Nokia next year will cut the number of smartphones it releases roughly in half in order to better compete with the likes of Apple and Research In Motion. The company has introduced around 20 different smartphone models this year.

"We see ... really fierce competition certainly in the high end, but we also see it in the mid to low end of smartphones increasing," Jo Harlow, the head of Nokia's smartphone unit, said in a webcast. "We will defend our position, but we believe we also have tools to play offense as well as defense."

Indeed, Nokia has hinted at a reduction in the number of its forthcoming smartphone models; Nokia during the past several weeks has slashed close to 600 research-and-development jobs in locations across the globe, partly due to its plans to slim down its global handset portfolio in a bid to focus on fewer, flashier phones.

That Nokia is reworking its approach to smartphones comes as little surprise.
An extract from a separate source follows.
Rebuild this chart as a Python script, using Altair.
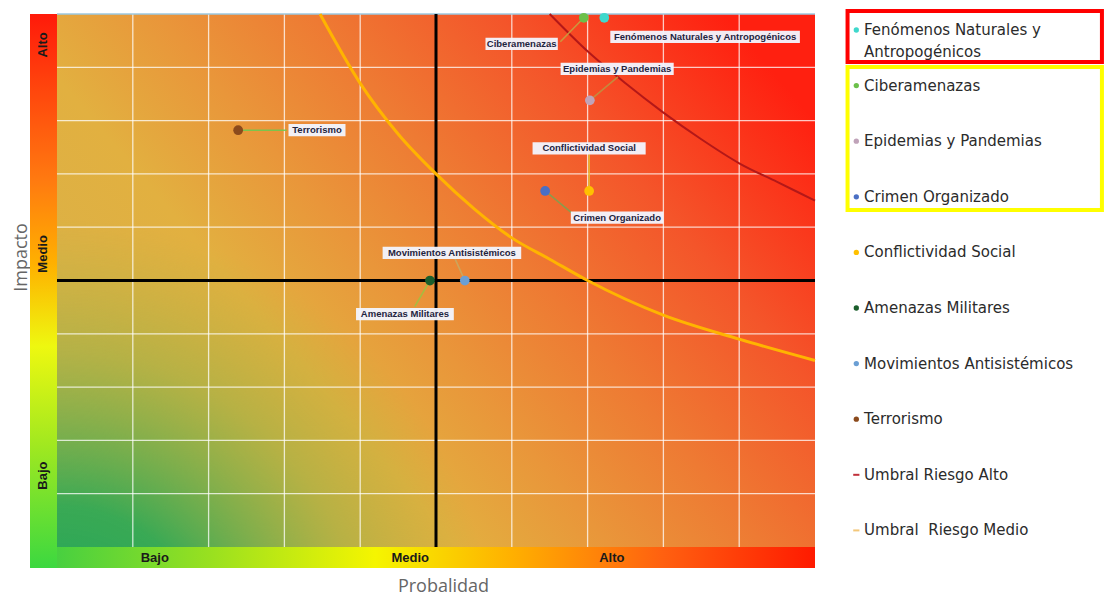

In the third quarter, Nokia's smartphone market share dropped from 41 percent a year ago to 35 percent. It is still the global leader in smartphones, but Apple and BlackBerry maker RIM have been making gains. Further, Nokia reshuffled its front office in the wake of its $834 million loss in the third quarter. The company appointed CFO Rick Simonson as the new head of the Mobile Phones unit within Nokia's devices business. And Harlow moved from being senior vice president of global marketing for Nokia's handsets to running the company's Smartphones unit, the other unit in Nokia's devices business.

Earlier this week, Nokia said it expects the overall handset market to grow by 10 percent next year, though its own share of the market will remain flat during that period. The world's largest handset maker also reiterated its commitment to the Symbian platform as its main smartphone operating system (reserving Maemo for high-end devices), and said it will improve the user interface on Symbian.